If we change our attitude towards understanding pitching as an integral part of the process of directing a film, if we bring in our superpower to work with complex, flexible structures, we can allow ourselves to enjoy pitching – we can start having fun!
In the workshop, we will look at how to work with space/time/body in order to program ourselves to relax and enjoy, and how to use dialogue to design a flexible structure of a pitch.
MORE ABOUT HANNA SLAK
Slovenian-German Hanna Slak, born 1975 in Warsaw, based in Berlin, is a film director, multimedia artist and writer. She glides between the visual and the textual and between several native languages. She has written and directed feature films for the big screen (Blind Spot, 2001; Teah, 2007; Rudar, 2017), as well as documentary films and experimental shorts. She also creates video design for the stage. Her poems have been published in Slovenia, her short plays have been staged at the Maxim Gorki Theater in Berlin. Her films are screened at festivals such as Cannes, Berlinale, Rotterdam, Locarno, Warsaw, and others.
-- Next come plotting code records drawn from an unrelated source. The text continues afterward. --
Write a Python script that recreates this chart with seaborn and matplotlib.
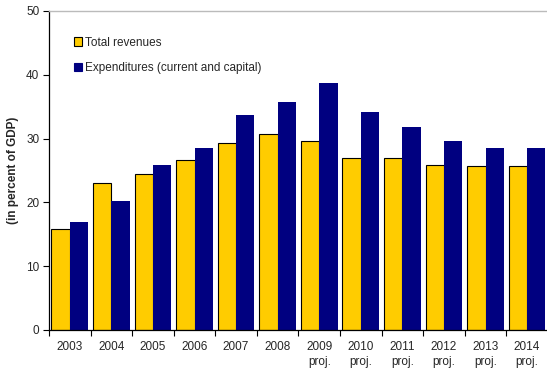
import matplotlib
matplotlib.use("Agg")
import matplotlib.pyplot as plt
import seaborn as sns
import pandas as pd
import numpy as np

years = ["2003", "2004", "2005", "2006", "2007", "2008",
         "2009", "2010", "2011", "2012", "2013", "2014"]
tick_labels = ["2003", "2004", "2005", "2006", "2007", "2008",
               "2009\nproj.", "2010\nproj.", "2011\nproj.", "2012\nproj.",
               "2013\nproj.", "2014\nproj."]
revenues = [15.9, 23.1, 24.4, 26.7, 29.3, 30.7, 29.7, 26.9, 27.0, 25.8, 25.7, 25.7]
expenditures = [16.9, 20.2, 25.9, 28.5, 33.7, 35.7, 38.7, 34.2, 31.8, 29.6, 28.5, 28.5]
series_names = ["Total revenues", "Expenditures (current and capital)"]
colors = ["#FFCC00", "#000080"]

df = pd.DataFrame({
    "year": years * 2,
    "value": revenues + expenditures,
    "series": [series_names[0]] * len(years) + [series_names[1]] * len(years),
})

sns.set_style("white")
plt.rcParams["font.family"] = ["Liberation Sans", "DejaVu Sans"]
fs = 8.5

fig = plt.figure(figsize=(5.47, 3.69), dpi=100)
ax = fig.add_axes([0.0896, 0.1057, 0.912, 0.8645])

sns.barplot(data=df, x="year", y="value", hue="series", order=years,
            hue_order=series_names, palette=colors, width=0.885,
            saturation=1, ax=ax, legend=True)

# outline the revenue bars only
for patch in ax.containers[0]:
    patch.set_edgecolor("black")
    patch.set_linewidth(0.8)
for patch in ax.containers[1]:
    patch.set_linewidth(0)

ax.set_xlim(-0.5, len(years) - 0.5)
ax.set_ylim(0, 50)
ax.set_yticks(np.arange(0, 51, 10))
ax.tick_params(axis="y", direction="out", length=4, width=0.8, color="black",
               labelsize=fs, pad=3, left=True)
ax.set_xticks(range(len(years)))
ax.set_xticklabels(tick_labels, fontsize=fs, linespacing=1.3)
ax.tick_params(axis="x", which="major", length=0, pad=8)
ax.set_xticks(np.arange(-0.5, len(years), 1.0), minor=True)
ax.tick_params(axis="x", which="minor", direction="out", length=4, width=0.8,
               color="black", bottom=True)

ax.set_xlabel("")
ax.set_ylabel("(in percent of GDP)", fontsize=fs, fontweight="bold", labelpad=5)

for side in ["left", "bottom"]:
    ax.spines[side].set_color("black")
    ax.spines[side].set_linewidth(0.9)
ax.spines["top"].set_color("#bbbbbb")
ax.spines["top"].set_linewidth(1.0)
ax.spines["right"].set_visible(False)

handles, labels = ax.get_legend_handles_labels()
handles[0].set_edgecolor("black")
handles[0].set_linewidth(0.8)
handles[1].set_edgecolor(colors[1])
handles[1].set_linewidth(0.8)
ax.legend(handles, labels, loc="upper left", bbox_to_anchor=(0.05, 0.92),
          frameon=False, fontsize=fs, handlelength=0.7, handleheight=0.7,
          handletextpad=0.25, labelspacing=1.15, borderaxespad=0, borderpad=0)

fig.savefig("out.png", dpi=100)
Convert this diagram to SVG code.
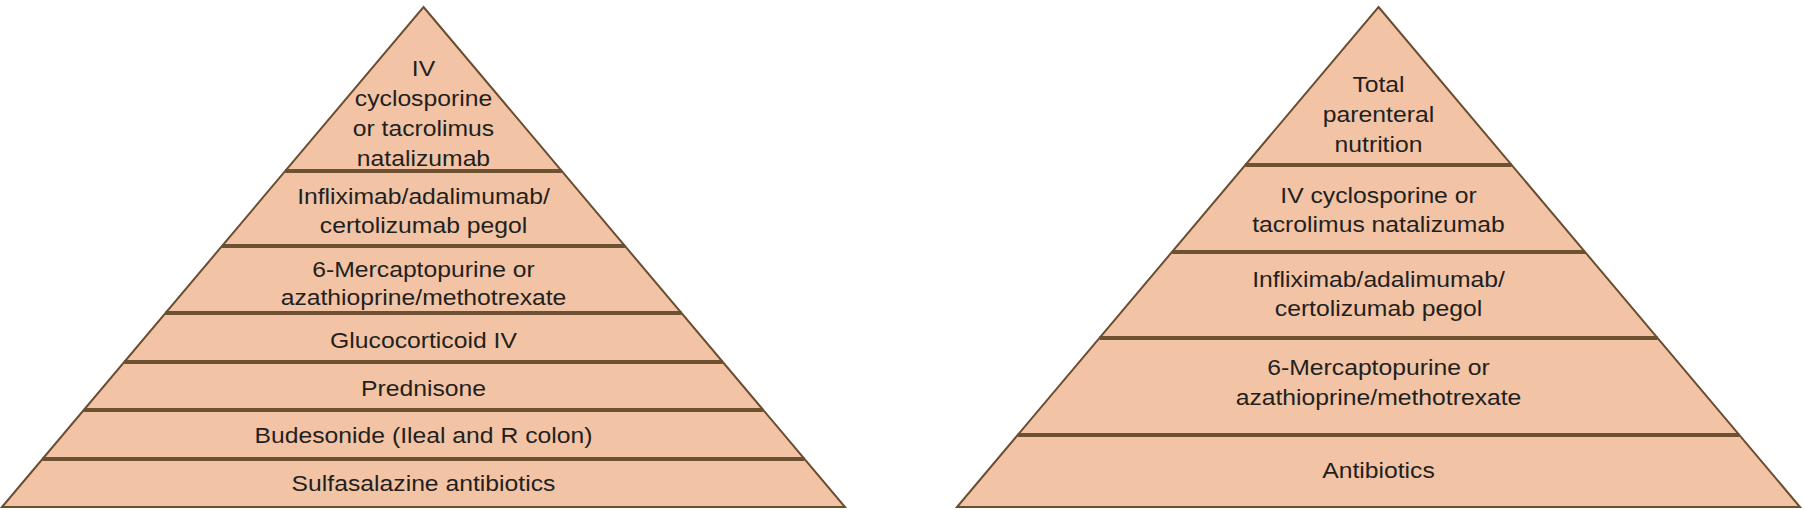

Among the awards for her work are 22 Awards at International Festivals for RUDAR (2 Audience Awards, 3 Awards for Best Director, 3 awards for Best Actor, one for Best Film, Best Camera, Best Editing...); Silver Bear for Short Film for the experimental documentary Laborat (writer, editor, producer); Best Director at Sofia Film Festival, Best Actress (Manca Dorrer) at the Thessaloniki Film Festival and Don Quijote Prize at Cottbus Film Festival for feature film Blind Spot; Best Camera, Best Sound and Critics' Award for Best Film at the Festival of Slovenian Film for children's feature film Teah.
Her 3rd feature film RUDAR was the Slovenian entry for the 2018 Foreign Language Academy Awards (the Oscars).
As guest teacher at film schools, in various workshops and masterclasses, Slak teaches project development, structure (documentary and fiction), and dramaturgy in postproduction.
She is a mother of two children, born 2007 and 2017.